* [Work required]: No images are to be carried over; print all other material exactly as it stands.

* [Supplied material]:
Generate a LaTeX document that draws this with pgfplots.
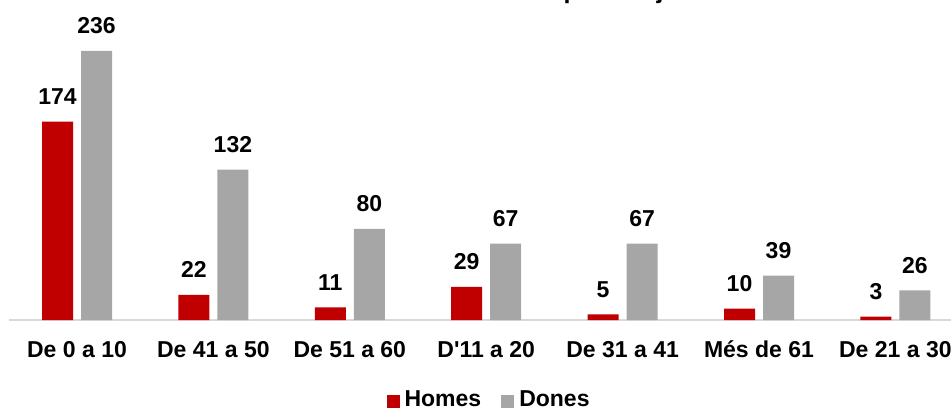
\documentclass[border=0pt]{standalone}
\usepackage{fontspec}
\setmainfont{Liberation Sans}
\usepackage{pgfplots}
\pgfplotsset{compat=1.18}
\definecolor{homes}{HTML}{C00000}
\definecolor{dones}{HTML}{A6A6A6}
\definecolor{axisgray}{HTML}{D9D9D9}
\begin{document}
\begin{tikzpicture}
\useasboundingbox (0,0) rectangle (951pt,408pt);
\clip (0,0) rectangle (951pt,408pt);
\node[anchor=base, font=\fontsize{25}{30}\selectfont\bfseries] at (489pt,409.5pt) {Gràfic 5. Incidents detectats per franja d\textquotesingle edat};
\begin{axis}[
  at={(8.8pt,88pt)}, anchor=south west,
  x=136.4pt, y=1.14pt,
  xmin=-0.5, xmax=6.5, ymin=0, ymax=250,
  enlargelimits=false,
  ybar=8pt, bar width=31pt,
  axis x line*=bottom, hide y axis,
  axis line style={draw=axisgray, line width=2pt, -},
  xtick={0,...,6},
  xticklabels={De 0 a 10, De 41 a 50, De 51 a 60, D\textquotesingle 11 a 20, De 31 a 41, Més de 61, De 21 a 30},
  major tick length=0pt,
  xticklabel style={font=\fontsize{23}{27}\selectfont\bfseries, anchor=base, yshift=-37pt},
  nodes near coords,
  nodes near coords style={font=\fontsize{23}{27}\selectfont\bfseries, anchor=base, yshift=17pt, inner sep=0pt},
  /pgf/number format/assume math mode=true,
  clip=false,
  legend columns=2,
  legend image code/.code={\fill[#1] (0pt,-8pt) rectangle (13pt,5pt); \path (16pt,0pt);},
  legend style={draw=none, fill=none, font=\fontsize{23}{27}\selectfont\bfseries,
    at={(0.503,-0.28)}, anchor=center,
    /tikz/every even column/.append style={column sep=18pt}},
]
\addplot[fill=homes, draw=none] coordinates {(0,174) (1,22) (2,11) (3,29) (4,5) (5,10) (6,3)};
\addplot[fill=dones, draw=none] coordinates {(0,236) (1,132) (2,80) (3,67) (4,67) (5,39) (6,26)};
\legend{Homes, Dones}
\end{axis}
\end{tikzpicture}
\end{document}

* [Task answer]:
Generate a LaTeX document that draws this with pgfplots.
\documentclass[border=0pt]{standalone}
\usepackage{fontspec}
\setmainfont{Liberation Sans}
\usepackage{pgfplots}
\pgfplotsset{compat=1.18}
\definecolor{homes}{HTML}{C00000}
\definecolor{dones}{HTML}{A6A6A6}
\definecolor{axisgray}{HTML}{D9D9D9}
\begin{document}
\begin{tikzpicture}
\useasboundingbox (0,0) rectangle (951pt,408pt);
\clip (0,0) rectangle (951pt,408pt);
\node[anchor=base, font=\fontsize{25}{30}\selectfont\bfseries] at (489pt,409.5pt) {Gràfic 5. Incidents detectats per franja d\textquotesingle edat};
\begin{axis}[
  at={(8.8pt,88pt)}, anchor=south west,
  x=136.4pt, y=1.14pt,
  xmin=-0.5, xmax=6.5, ymin=0, ymax=250,
  enlargelimits=false,
  ybar=8pt, bar width=31pt,
  axis x line*=bottom, hide y axis,
  axis line style={draw=axisgray, line width=2pt, -},
  xtick={0,...,6},
  xticklabels={De 0 a 10, De 41 a 50, De 51 a 60, D\textquotesingle 11 a 20, De 31 a 41, Més de 61, De 21 a 30},
  major tick length=0pt,
  xticklabel style={font=\fontsize{23}{27}\selectfont\bfseries, anchor=base, yshift=-37pt},
  nodes near coords,
  nodes near coords style={font=\fontsize{23}{27}\selectfont\bfseries, anchor=base, yshift=17pt, inner sep=0pt},
  /pgf/number format/assume math mode=true,
  clip=false,
  legend columns=2,
  legend image code/.code={\fill[#1] (0pt,-8pt) rectangle (13pt,5pt); \path (16pt,0pt);},
  legend style={draw=none, fill=none, font=\fontsize{23}{27}\selectfont\bfseries,
    at={(0.503,-0.28)}, anchor=center,
    /tikz/every even column/.append style={column sep=18pt}},
]
\addplot[fill=homes, draw=none] coordinates {(0,174) (1,22) (2,11) (3,29) (4,5) (5,10) (6,3)};
\addplot[fill=dones, draw=none] coordinates {(0,236) (1,132) (2,80) (3,67) (4,67) (5,39) (6,26)};
\legend{Homes, Dones}
\end{axis}
\end{tikzpicture}
\end{document}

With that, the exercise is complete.